Romit Barua

Senior Computer Vision/ML Engineer

What was your path to joining GetReal Labs? Did anything surprise you along the way?

A: I began working with Dr. Farid during my master’s program at UC Berkeley in 2023 while working on a paper focused on audio deepfake detection. At the time, audio deepfakes were relatively new and just getting traction. In fact, Hany initially advised not to focus on it, only to reverse course when ElevenLabs was released. Close to graduation, Hany told us about an opportunity to join the smart and experienced team at GetReal, and the rest was history. I continue to be most surprised by the speed of innovation in the field of generation. In such a short time, we have seen audio deepfake generation go from “barely human” to high-quality real-time deepfake speech that can fool the public. 

What are you currently working on, and why is it important?

Currently, I am focused on deepfake audio detection with explainability. As audio generators improve in speed and quality, the risk of such technologies being leveraged in cases of fraud, identity theft and the dissemination of misinformation drastically increases. Explainability is critical for trust in the systems that we deploy. It is important for both us as researchers and the customer. Explainability allows us to understand the strengths and weaknesses of the various methods and provides a good pathway to improve performance. 

What industries or real-world problems could your research help solve?

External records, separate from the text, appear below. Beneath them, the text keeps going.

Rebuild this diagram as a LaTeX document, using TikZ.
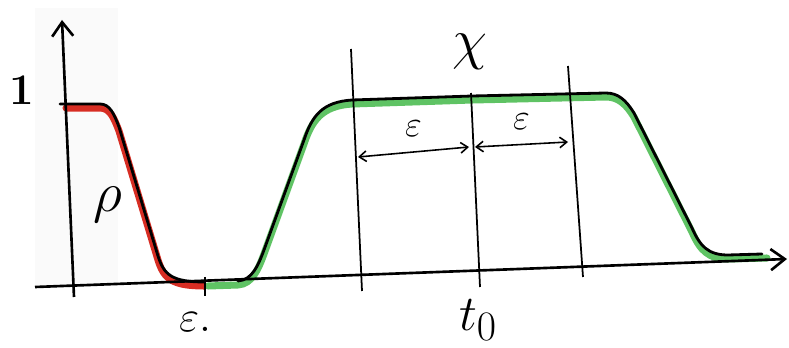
\documentclass[tikz,border=0pt]{standalone}
\usetikzlibrary{arrows.meta,positioning}
\definecolor{rhored}{RGB}{215,45,35}
\definecolor{chigreen}{RGB}{95,195,100}
\tikzstyle{axis}=[line width=1.5pt,-{Straight Barb[length=8pt,width=12pt]}]
\tikzstyle{curve}=[line width=1.6pt,line join=round,line cap=round]
\tikzstyle{band}=[line width=4pt,line join=round,line cap=round,yshift=-0.08cm]
\tikzstyle{guide}=[line width=1pt]
\tikzstyle{dim}=[line width=0.9pt,{Straight Barb[length=4pt,width=6pt]}-{Straight Barb[length=4pt,width=6pt]}]
\tikzstyle{lbl}=[inner sep=0pt,font=\Huge]

\begin{document}
\begin{tikzpicture}[x=0.02cm,y=-0.02cm]
\useasboundingbox (0,0) rectangle (789,348);
\fill[gray!4] (35,8) rectangle (118,285);
\coordinate (xs) at (35,287);
\coordinate (xe) at (787,259);
\coordinate (ys) at (74,297);
\coordinate (ye) at (62,20);
\coordinate (ta) at (205,277);
\coordinate (tb) at (205,296);
\coordinate (la) at (351,49);
\coordinate (lb) at (362,291);
\coordinate (ma) at (471,93);
\coordinate (mb) at (480,287);
\coordinate (ra) at (568,66);
\coordinate (rb) at (583,277);
\coordinate (ea1) at (358,157);
\coordinate (ea2) at (469,147);
\coordinate (eb1) at (475,147);
\coordinate (eb2) at (568,142);
% coloured bands
\draw[band,rhored] (66,104) -- (100,104) .. controls (110,104) and (114,114) .. (119,127) -- (158,256) .. controls (164,275) and (172,282) .. (205,282);
\draw[band,chigreen] (208,282) -- (238,281) .. controls (252,280) and (258,266) .. (264,250) -- (304,140) .. controls (312,116) and (322,102) .. (352,100) -- (472,96) -- (606,93) .. controls (618,93) and (626,100) .. (634,113) -- (692,228) .. controls (700,246) and (708,255) .. (728,255) -- (767,254);
% axes
\draw[axis] (xs) -- (xe);
\draw[axis] (ys) -- (ye);
\draw[guide] (ta) -- (tb);
% curves
\draw[curve] (60,104) -- (100,104) .. controls (110,104) and (114,114) .. (119,127) -- (158,256) .. controls (164,275) and (172,282) .. (205,282);
\draw[curve] (238,281) .. controls (252,280) and (258,266) .. (264,250) -- (304,140) .. controls (312,116) and (322,102) .. (352,100) -- (472,96) -- (606,93) .. controls (618,93) and (626,100) .. (634,113) -- (692,228) .. controls (700,246) and (708,255) .. (728,255) -- (762,254);
% guides
\draw[guide] (la) -- (lb);
\draw[guide] (ma) -- (mb);
\draw[guide] (ra) -- (rb);
\draw[dim] (ea1) -- node[above=5pt,font=\huge] (epsa) {$\varepsilon$} (ea2);
\draw[dim] (eb1) -- node[above=5pt,font=\huge] (epsb) {$\varepsilon$} (eb2);
% labels
\node[lbl] (one) at (22,90) {\bfseries 1};
\node[lbl,scale=1.3] (rho) at (108,205) {$\rho$};
\node[lbl] (epsx) at (195,322) {$\varepsilon.$};
\node[lbl,scale=1.15] (tzero) at (478,320) {$t_0$};
\node[lbl,scale=1.3] (chi) at (470,52) {$\chi$};
\end{tikzpicture}
\end{document}
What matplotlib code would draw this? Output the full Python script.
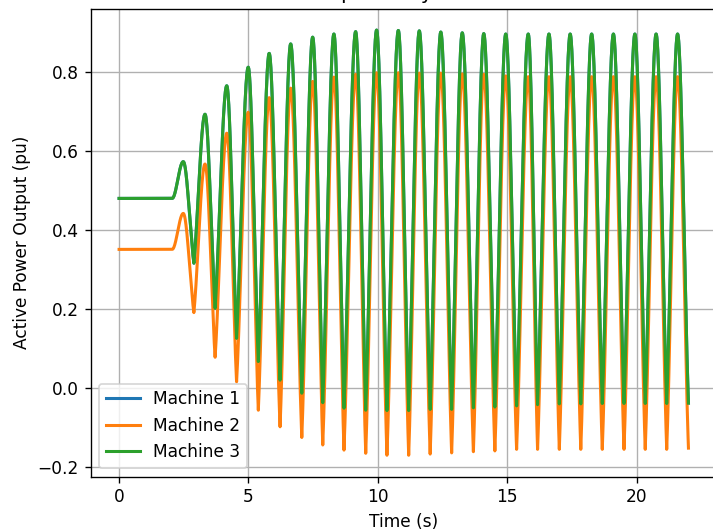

For decades, communication via technology has been critical for business operations. In finance alone, wire transfers, low-liquidity instrument trades and customer account access use traditional phone calls. In recent years, especially since the pandemic, many other industries have leveraged the power of Zoom and Microsoft Teams to conduct company meetings and candidate interviews. We currently live in a world where we cannot confirm that the person on the other side of a phone call or video call is who they say they are, potentially bringining business operations to a halt and resulting in significant financial losses. The research and development we are conducting provides a mechanism by which companies can have confidence in knowing who they are talking to and conducting business with.

What’s the biggest lesson you’ve learned as a researcher?

A lesson that all researchers learn early on is that attention to detail is everything. Especially in the field of digital forensics, it is critical to fully understand how media is generated, processed and stored. This is particularly important in today’s world of computational photography and social media. Each platform has its own processing pipeline, each leaving different traces & artifacts that we need to understand.

What do you do outside of research? Any surprising hobbies or passions?

I spend a lot of time listening to and playing music. I played piano for many years growing up and joined my dad’s Indian band as a bassist when I was 12. Since then, it has continued to be a passion and a big part of my life.

What trends in your field excite you the most?

I am most excited about the focus on explainability. There are very few ways to understand why many of the common models, especially neural network-based models, are making the decisions that they are. This is a growing concern as models like ChatGPT or Claude become more and more deeply ingrained in our everyday lives. Over the past decade, work such as LIME and integrated gradients provided us with more insight into how the model makes predictions, but there is still a lot of focus and work to be done in this area.